> _RECORDS SHOWN_:

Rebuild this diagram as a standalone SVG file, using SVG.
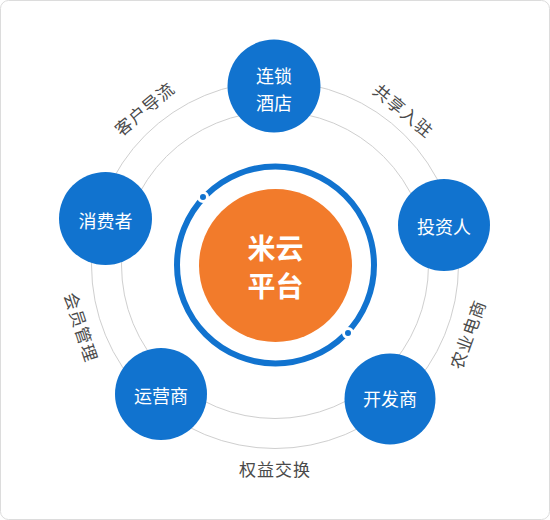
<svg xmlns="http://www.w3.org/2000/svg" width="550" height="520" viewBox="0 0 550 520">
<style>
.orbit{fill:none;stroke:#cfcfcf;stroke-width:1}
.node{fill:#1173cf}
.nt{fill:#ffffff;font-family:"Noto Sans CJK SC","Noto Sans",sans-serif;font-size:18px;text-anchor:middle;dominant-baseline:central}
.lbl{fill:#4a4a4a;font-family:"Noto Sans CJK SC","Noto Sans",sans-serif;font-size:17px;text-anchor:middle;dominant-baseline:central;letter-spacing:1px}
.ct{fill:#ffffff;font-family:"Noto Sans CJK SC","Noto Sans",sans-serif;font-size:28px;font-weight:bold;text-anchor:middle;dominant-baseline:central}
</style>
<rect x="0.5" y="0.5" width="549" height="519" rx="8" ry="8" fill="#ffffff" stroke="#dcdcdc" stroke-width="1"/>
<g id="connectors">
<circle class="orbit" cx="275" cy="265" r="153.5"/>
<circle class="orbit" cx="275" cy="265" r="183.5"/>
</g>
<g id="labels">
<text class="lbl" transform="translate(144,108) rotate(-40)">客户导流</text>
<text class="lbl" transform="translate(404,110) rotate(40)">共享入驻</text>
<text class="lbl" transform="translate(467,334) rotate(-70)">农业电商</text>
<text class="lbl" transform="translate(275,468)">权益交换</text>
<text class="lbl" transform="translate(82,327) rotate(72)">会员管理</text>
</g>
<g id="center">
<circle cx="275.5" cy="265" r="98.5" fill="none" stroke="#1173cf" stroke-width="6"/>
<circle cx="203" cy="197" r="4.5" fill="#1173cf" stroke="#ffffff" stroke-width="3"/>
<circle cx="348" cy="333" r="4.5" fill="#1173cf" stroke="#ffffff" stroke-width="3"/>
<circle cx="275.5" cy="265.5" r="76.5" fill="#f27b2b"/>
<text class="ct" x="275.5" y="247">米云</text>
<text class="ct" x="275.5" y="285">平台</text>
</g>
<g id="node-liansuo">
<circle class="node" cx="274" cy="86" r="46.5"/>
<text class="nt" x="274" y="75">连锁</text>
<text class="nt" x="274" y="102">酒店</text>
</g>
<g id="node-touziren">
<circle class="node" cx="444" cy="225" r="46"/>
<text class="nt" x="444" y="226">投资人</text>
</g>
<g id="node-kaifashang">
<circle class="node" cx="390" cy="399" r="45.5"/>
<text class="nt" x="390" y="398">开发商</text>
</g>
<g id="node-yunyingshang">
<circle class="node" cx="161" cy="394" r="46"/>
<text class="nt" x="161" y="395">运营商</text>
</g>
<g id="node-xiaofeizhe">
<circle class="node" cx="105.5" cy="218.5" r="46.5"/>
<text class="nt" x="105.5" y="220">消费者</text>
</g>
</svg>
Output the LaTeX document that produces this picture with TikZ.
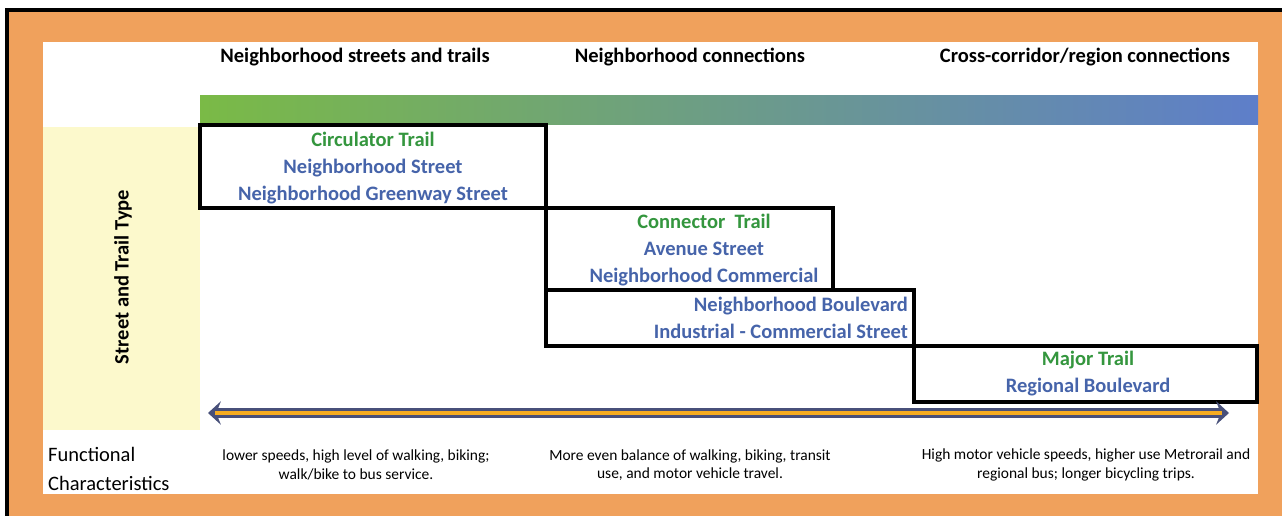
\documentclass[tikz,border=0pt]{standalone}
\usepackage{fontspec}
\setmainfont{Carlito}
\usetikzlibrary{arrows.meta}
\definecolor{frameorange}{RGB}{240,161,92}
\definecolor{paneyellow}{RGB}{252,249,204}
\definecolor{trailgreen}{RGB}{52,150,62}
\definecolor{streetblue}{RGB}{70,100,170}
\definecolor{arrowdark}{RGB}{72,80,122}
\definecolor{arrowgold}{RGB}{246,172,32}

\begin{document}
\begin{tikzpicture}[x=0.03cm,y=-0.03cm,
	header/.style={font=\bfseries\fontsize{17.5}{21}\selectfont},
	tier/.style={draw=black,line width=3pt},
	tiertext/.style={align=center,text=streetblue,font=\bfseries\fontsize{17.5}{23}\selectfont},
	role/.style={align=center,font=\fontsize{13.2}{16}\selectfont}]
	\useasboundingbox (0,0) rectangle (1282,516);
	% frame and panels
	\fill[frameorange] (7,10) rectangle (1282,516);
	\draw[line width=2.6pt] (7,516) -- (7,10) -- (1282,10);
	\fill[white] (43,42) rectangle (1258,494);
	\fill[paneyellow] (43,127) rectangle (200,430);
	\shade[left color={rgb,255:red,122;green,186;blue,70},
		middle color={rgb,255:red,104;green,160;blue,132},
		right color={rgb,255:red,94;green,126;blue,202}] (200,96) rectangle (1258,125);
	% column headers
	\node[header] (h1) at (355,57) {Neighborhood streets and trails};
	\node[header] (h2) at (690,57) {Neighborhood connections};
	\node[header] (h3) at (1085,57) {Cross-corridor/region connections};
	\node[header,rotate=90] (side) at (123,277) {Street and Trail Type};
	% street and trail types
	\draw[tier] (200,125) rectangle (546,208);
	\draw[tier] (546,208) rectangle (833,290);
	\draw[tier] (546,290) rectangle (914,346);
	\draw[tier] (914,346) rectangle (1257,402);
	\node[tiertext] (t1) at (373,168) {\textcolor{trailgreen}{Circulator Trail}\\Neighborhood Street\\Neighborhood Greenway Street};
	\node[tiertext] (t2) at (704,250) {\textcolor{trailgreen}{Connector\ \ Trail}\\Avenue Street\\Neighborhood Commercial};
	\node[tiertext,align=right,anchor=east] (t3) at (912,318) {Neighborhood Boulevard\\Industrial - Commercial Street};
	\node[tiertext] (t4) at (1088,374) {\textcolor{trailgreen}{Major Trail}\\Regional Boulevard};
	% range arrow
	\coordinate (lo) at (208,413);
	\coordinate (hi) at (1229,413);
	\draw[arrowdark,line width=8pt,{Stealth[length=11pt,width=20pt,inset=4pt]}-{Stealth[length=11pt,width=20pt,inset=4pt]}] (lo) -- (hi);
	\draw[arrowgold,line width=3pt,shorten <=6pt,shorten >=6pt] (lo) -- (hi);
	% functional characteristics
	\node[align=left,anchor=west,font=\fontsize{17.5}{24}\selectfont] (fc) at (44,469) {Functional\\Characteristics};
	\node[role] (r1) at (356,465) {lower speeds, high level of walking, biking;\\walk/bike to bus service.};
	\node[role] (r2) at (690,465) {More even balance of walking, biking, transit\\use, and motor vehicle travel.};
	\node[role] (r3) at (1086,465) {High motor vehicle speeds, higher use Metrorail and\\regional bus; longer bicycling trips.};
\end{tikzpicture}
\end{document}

> _WORK INSTRUCTIONS_: Return to the listing above and set it down exactly, leaving out its pictures.

> _THE RESPONSE_:
Rebuild this diagram as a standalone SVG file, using SVG.
<svg xmlns="http://www.w3.org/2000/svg" width="550" height="520" viewBox="0 0 550 520">
<style>
.orbit{fill:none;stroke:#cfcfcf;stroke-width:1}
.node{fill:#1173cf}
.nt{fill:#ffffff;font-family:"Noto Sans CJK SC","Noto Sans",sans-serif;font-size:18px;text-anchor:middle;dominant-baseline:central}
.lbl{fill:#4a4a4a;font-family:"Noto Sans CJK SC","Noto Sans",sans-serif;font-size:17px;text-anchor:middle;dominant-baseline:central;letter-spacing:1px}
.ct{fill:#ffffff;font-family:"Noto Sans CJK SC","Noto Sans",sans-serif;font-size:28px;font-weight:bold;text-anchor:middle;dominant-baseline:central}
</style>
<rect x="0.5" y="0.5" width="549" height="519" rx="8" ry="8" fill="#ffffff" stroke="#dcdcdc" stroke-width="1"/>
<g id="connectors">
<circle class="orbit" cx="275" cy="265" r="153.5"/>
<circle class="orbit" cx="275" cy="265" r="183.5"/>
</g>
<g id="labels">
<text class="lbl" transform="translate(144,108) rotate(-40)">客户导流</text>
<text class="lbl" transform="translate(404,110) rotate(40)">共享入驻</text>
<text class="lbl" transform="translate(467,334) rotate(-70)">农业电商</text>
<text class="lbl" transform="translate(275,468)">权益交换</text>
<text class="lbl" transform="translate(82,327) rotate(72)">会员管理</text>
</g>
<g id="center">
<circle cx="275.5" cy="265" r="98.5" fill="none" stroke="#1173cf" stroke-width="6"/>
<circle cx="203" cy="197" r="4.5" fill="#1173cf" stroke="#ffffff" stroke-width="3"/>
<circle cx="348" cy="333" r="4.5" fill="#1173cf" stroke="#ffffff" stroke-width="3"/>
<circle cx="275.5" cy="265.5" r="76.5" fill="#f27b2b"/>
<text class="ct" x="275.5" y="247">米云</text>
<text class="ct" x="275.5" y="285">平台</text>
</g>
<g id="node-liansuo">
<circle class="node" cx="274" cy="86" r="46.5"/>
<text class="nt" x="274" y="75">连锁</text>
<text class="nt" x="274" y="102">酒店</text>
</g>
<g id="node-touziren">
<circle class="node" cx="444" cy="225" r="46"/>
<text class="nt" x="444" y="226">投资人</text>
</g>
<g id="node-kaifashang">
<circle class="node" cx="390" cy="399" r="45.5"/>
<text class="nt" x="390" y="398">开发商</text>
</g>
<g id="node-yunyingshang">
<circle class="node" cx="161" cy="394" r="46"/>
<text class="nt" x="161" y="395">运营商</text>
</g>
<g id="node-xiaofeizhe">
<circle class="node" cx="105.5" cy="218.5" r="46.5"/>
<text class="nt" x="105.5" y="220">消费者</text>
</g>
</svg>
Output the LaTeX document that produces this picture with TikZ.
\documentclass[tikz,border=0pt]{standalone}
\usepackage{fontspec}
\setmainfont{Carlito}
\usetikzlibrary{arrows.meta}
\definecolor{frameorange}{RGB}{240,161,92}
\definecolor{paneyellow}{RGB}{252,249,204}
\definecolor{trailgreen}{RGB}{52,150,62}
\definecolor{streetblue}{RGB}{70,100,170}
\definecolor{arrowdark}{RGB}{72,80,122}
\definecolor{arrowgold}{RGB}{246,172,32}

\begin{document}
\begin{tikzpicture}[x=0.03cm,y=-0.03cm,
	header/.style={font=\bfseries\fontsize{17.5}{21}\selectfont},
	tier/.style={draw=black,line width=3pt},
	tiertext/.style={align=center,text=streetblue,font=\bfseries\fontsize{17.5}{23}\selectfont},
	role/.style={align=center,font=\fontsize{13.2}{16}\selectfont}]
	\useasboundingbox (0,0) rectangle (1282,516);
	% frame and panels
	\fill[frameorange] (7,10) rectangle (1282,516);
	\draw[line width=2.6pt] (7,516) -- (7,10) -- (1282,10);
	\fill[white] (43,42) rectangle (1258,494);
	\fill[paneyellow] (43,127) rectangle (200,430);
	\shade[left color={rgb,255:red,122;green,186;blue,70},
		middle color={rgb,255:red,104;green,160;blue,132},
		right color={rgb,255:red,94;green,126;blue,202}] (200,96) rectangle (1258,125);
	% column headers
	\node[header] (h1) at (355,57) {Neighborhood streets and trails};
	\node[header] (h2) at (690,57) {Neighborhood connections};
	\node[header] (h3) at (1085,57) {Cross-corridor/region connections};
	\node[header,rotate=90] (side) at (123,277) {Street and Trail Type};
	% street and trail types
	\draw[tier] (200,125) rectangle (546,208);
	\draw[tier] (546,208) rectangle (833,290);
	\draw[tier] (546,290) rectangle (914,346);
	\draw[tier] (914,346) rectangle (1257,402);
	\node[tiertext] (t1) at (373,168) {\textcolor{trailgreen}{Circulator Trail}\\Neighborhood Street\\Neighborhood Greenway Street};
	\node[tiertext] (t2) at (704,250) {\textcolor{trailgreen}{Connector\ \ Trail}\\Avenue Street\\Neighborhood Commercial};
	\node[tiertext,align=right,anchor=east] (t3) at (912,318) {Neighborhood Boulevard\\Industrial - Commercial Street};
	\node[tiertext] (t4) at (1088,374) {\textcolor{trailgreen}{Major Trail}\\Regional Boulevard};
	% range arrow
	\coordinate (lo) at (208,413);
	\coordinate (hi) at (1229,413);
	\draw[arrowdark,line width=8pt,{Stealth[length=11pt,width=20pt,inset=4pt]}-{Stealth[length=11pt,width=20pt,inset=4pt]}] (lo) -- (hi);
	\draw[arrowgold,line width=3pt,shorten <=6pt,shorten >=6pt] (lo) -- (hi);
	% functional characteristics
	\node[align=left,anchor=west,font=\fontsize{17.5}{24}\selectfont] (fc) at (44,469) {Functional\\Characteristics};
	\node[role] (r1) at (356,465) {lower speeds, high level of walking, biking;\\walk/bike to bus service.};
	\node[role] (r2) at (690,465) {More even balance of walking, biking, transit\\use, and motor vehicle travel.};
	\node[role] (r3) at (1086,465) {High motor vehicle speeds, higher use Metrorail and\\regional bus; longer bicycling trips.};
\end{tikzpicture}
\end{document}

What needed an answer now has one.